Not much has changed since, except that there is nobody about. The countryside, once filled with toil, is now a place without a worker in sight. No man or woman or child anywhere. But I sometimes stare at the iron bridge that joins Essex and Suffolk in our village, and watch the carp and dace swimming beneath me, and the current pulling the surface of the river from Cambridgeshire to the North Sea.

Today is different. It is spring. Rabbits mate with impunity, and a gorgeous pair of pheasants are walking together. Apart from a telegraph pole or two, and birds strolling in my direction from Duncan’s farm, it might be 1850. There can never have been, in all the long history of rural England, a time like the 21st century, when the farming is perfect without anyone at work.

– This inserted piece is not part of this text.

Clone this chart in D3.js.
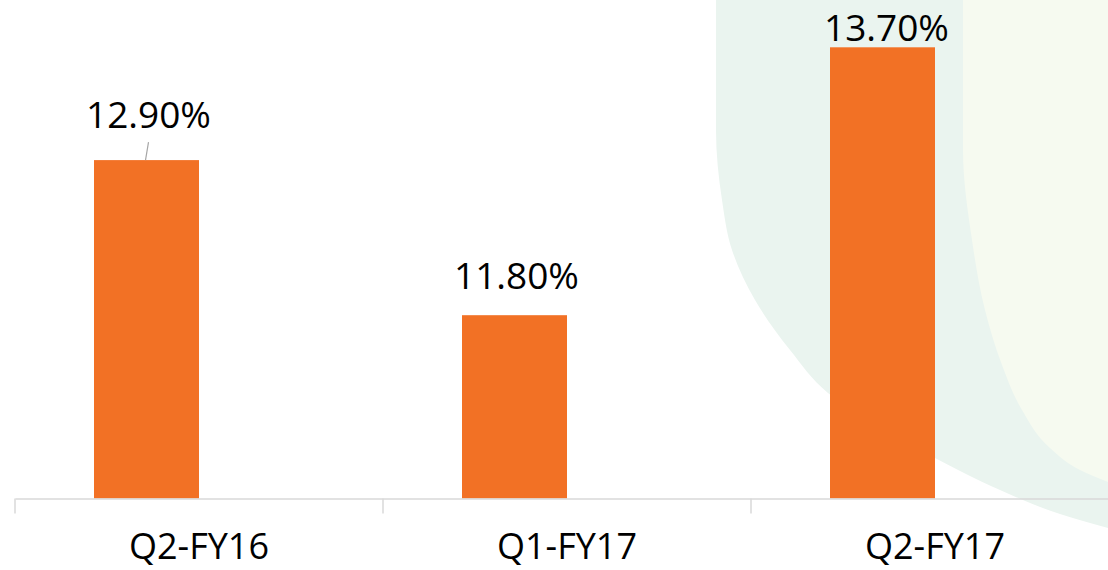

But April smells as sweet as ever, and in the Epistle of St Peter we are called strangers and pilgrims. Once, I found a young man with a scallop shell on his shoulder in the church porch. He was a pilgrim on his way to Walsingham; and again, in my imagination, I take a few steps towards Emmaus, that wonderful journey.

The orchard has been scythed early, and so has come up with Wordsworth’s daffodils: the little wild ones, which his sister Dorothy pointed out to him; and it seems — although it’s not true — that the birds are nesting already, and that everything is very forward.

The house itself seems warm and comfortable for this time of year. And the services go on, with small congregations making a pattern of life — the kind of life I’ve seen and lived all my life. And the house is isolated, so I don’t know what goes on; but now and again I can hear the bells if the wind is in the right direction.